* OBJECTIVE
Write out the listing below exactly, and omit any images you find in it.

* THE RECORDS

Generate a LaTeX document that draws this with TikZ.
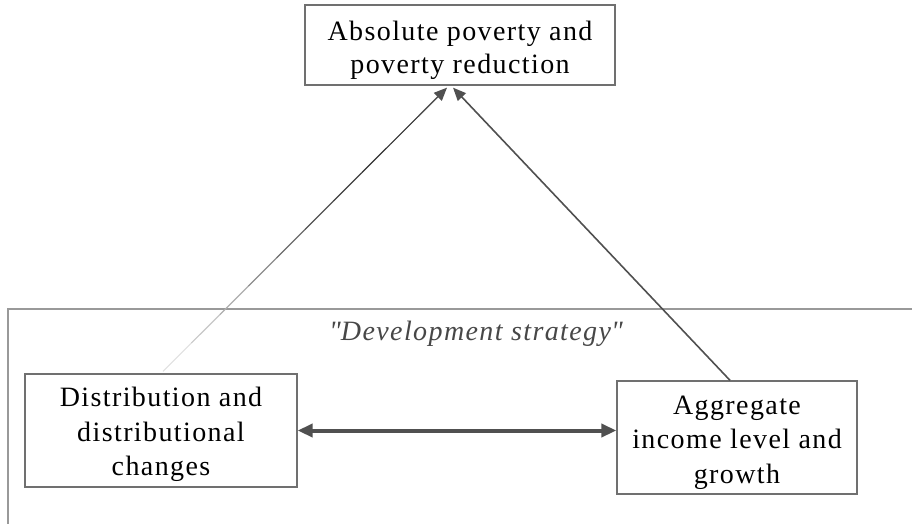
\documentclass[tikz,border=0pt]{standalone}
\usepackage{fontspec}
\setmainfont{Liberation Serif}[LetterSpace=5]
\usetikzlibrary{arrows.meta,calc}
\definecolor{boxline}{HTML}{707070}
\definecolor{frameline}{HTML}{999999}
\definecolor{arrowdark}{HTML}{505050}
\tikzset{
  box/.style={draw=boxline, line width=1.3pt, inner sep=0pt},
  boxtext/.style={align=center, inner sep=0pt, font=\fontsize{28}{34.5}\selectfont, text=black},
  tip/.style={-{Triangle[length=13pt,width=11pt]}, draw=arrowdark, fill=arrowdark, line width=1.4pt},
  both/.style={{Triangle[length=15pt,width=13pt]}-{Triangle[length=15pt,width=13pt]}, draw=arrowdark, line width=4pt},
}
\begin{document}
\begin{tikzpicture}[x=1pt,y=-1pt]
\useasboundingbox (0,0) rectangle (912,523);
% frame
\draw[frameline, line width=2.5pt] (915,309) -- (8,309) -- (8,530);
\node[font=\fontsize{28}{30}\selectfont\itshape, text=black!72] (strat) at (476,334) {\textquotedbl Development strategy\textquotedbl};
% boxes
\node[box, minimum width=310pt, minimum height=80pt] (top) at (460,45) {};
\node[boxtext, font=\fontsize{28}{33}\selectfont] (topt) at ($(top.center)+(0,5)$) {Absolute poverty and\\poverty reduction};
\node[box, minimum width=272pt, minimum height=113pt] (left) at (161,430.5) {};
\node[boxtext] (leftt) at ($(left.center)+(0,4)$) {Distribution and\\distributional\\changes};
\node[box, minimum width=240pt, minimum height=113pt] (right) at (737,437.5) {};
\node[boxtext] (rightt) at ($(right.center)+(0,5)$) {Aggregate\\income level and\\growth};
\coordinate (ls) at ($(left.north)+(2,-2)$);
\coordinate (lt) at ($(top.south)+(-13,2)$);
\coordinate (rs) at ($(right.north)+(-7,0)$);
\coordinate (rt) at ($(top.south)+(-7,2)$);
% left connector with fading
\foreach \a/\b/\c in {0/0.1/12,0.1/0.2/22,0.2/0.3/32,0.3/0.4/45,0.4/0.5/58,0.5/0.6/68,0.6/0.7/75,0.7/0.8/80,0.8/0.9/82}{
  \draw[black!\c, line width=1.2pt] ($(ls)!\a!(lt)$) -- ($(ls)!\b!(lt)$);
}
\draw[tip] ($(ls)!0.9!(lt)$) -- (lt);
\draw[tip, line width=1.6pt] (rs) -- (rt);
\draw[both] (left.east) -- (right.west |- left.east);
\end{tikzpicture}
\end{document}
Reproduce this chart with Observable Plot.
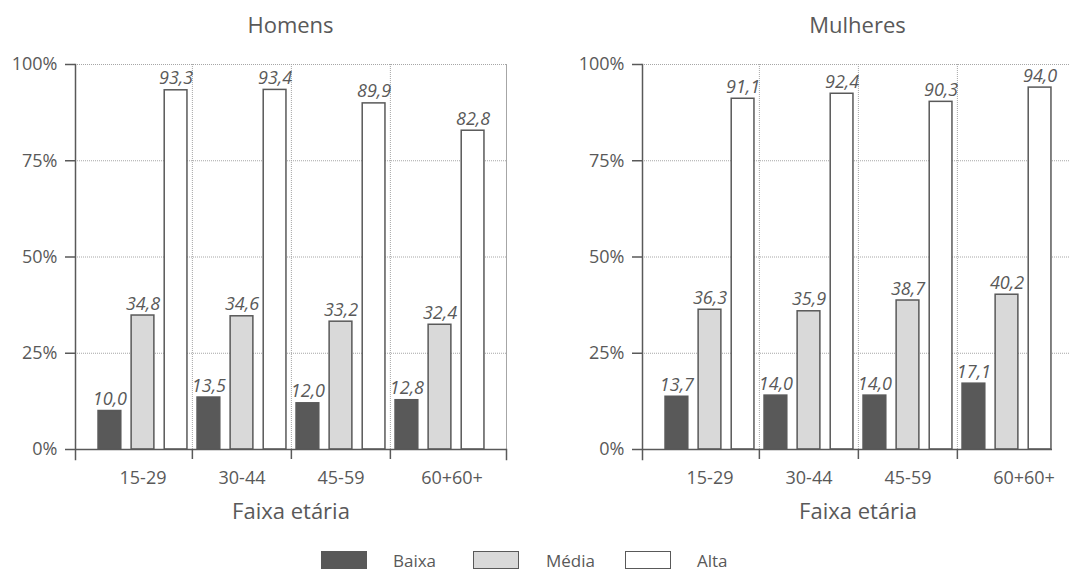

* OUTPUT FOR THIS EXERCISE
Generate a LaTeX document that draws this with TikZ.
\documentclass[tikz,border=0pt]{standalone}
\usepackage{fontspec}
\setmainfont{Liberation Serif}[LetterSpace=5]
\usetikzlibrary{arrows.meta,calc}
\definecolor{boxline}{HTML}{707070}
\definecolor{frameline}{HTML}{999999}
\definecolor{arrowdark}{HTML}{505050}
\tikzset{
  box/.style={draw=boxline, line width=1.3pt, inner sep=0pt},
  boxtext/.style={align=center, inner sep=0pt, font=\fontsize{28}{34.5}\selectfont, text=black},
  tip/.style={-{Triangle[length=13pt,width=11pt]}, draw=arrowdark, fill=arrowdark, line width=1.4pt},
  both/.style={{Triangle[length=15pt,width=13pt]}-{Triangle[length=15pt,width=13pt]}, draw=arrowdark, line width=4pt},
}
\begin{document}
\begin{tikzpicture}[x=1pt,y=-1pt]
\useasboundingbox (0,0) rectangle (912,523);
% frame
\draw[frameline, line width=2.5pt] (915,309) -- (8,309) -- (8,530);
\node[font=\fontsize{28}{30}\selectfont\itshape, text=black!72] (strat) at (476,334) {\textquotedbl Development strategy\textquotedbl};
% boxes
\node[box, minimum width=310pt, minimum height=80pt] (top) at (460,45) {};
\node[boxtext, font=\fontsize{28}{33}\selectfont] (topt) at ($(top.center)+(0,5)$) {Absolute poverty and\\poverty reduction};
\node[box, minimum width=272pt, minimum height=113pt] (left) at (161,430.5) {};
\node[boxtext] (leftt) at ($(left.center)+(0,4)$) {Distribution and\\distributional\\changes};
\node[box, minimum width=240pt, minimum height=113pt] (right) at (737,437.5) {};
\node[boxtext] (rightt) at ($(right.center)+(0,5)$) {Aggregate\\income level and\\growth};
\coordinate (ls) at ($(left.north)+(2,-2)$);
\coordinate (lt) at ($(top.south)+(-13,2)$);
\coordinate (rs) at ($(right.north)+(-7,0)$);
\coordinate (rt) at ($(top.south)+(-7,2)$);
% left connector with fading
\foreach \a/\b/\c in {0/0.1/12,0.1/0.2/22,0.2/0.3/32,0.3/0.4/45,0.4/0.5/58,0.5/0.6/68,0.6/0.7/75,0.7/0.8/80,0.8/0.9/82}{
  \draw[black!\c, line width=1.2pt] ($(ls)!\a!(lt)$) -- ($(ls)!\b!(lt)$);
}
\draw[tip] ($(ls)!0.9!(lt)$) -- (lt);
\draw[tip, line width=1.6pt] (rs) -- (rt);
\draw[both] (left.east) -- (right.west |- left.east);
\end{tikzpicture}
\end{document}
Reproduce this chart with Observable Plot.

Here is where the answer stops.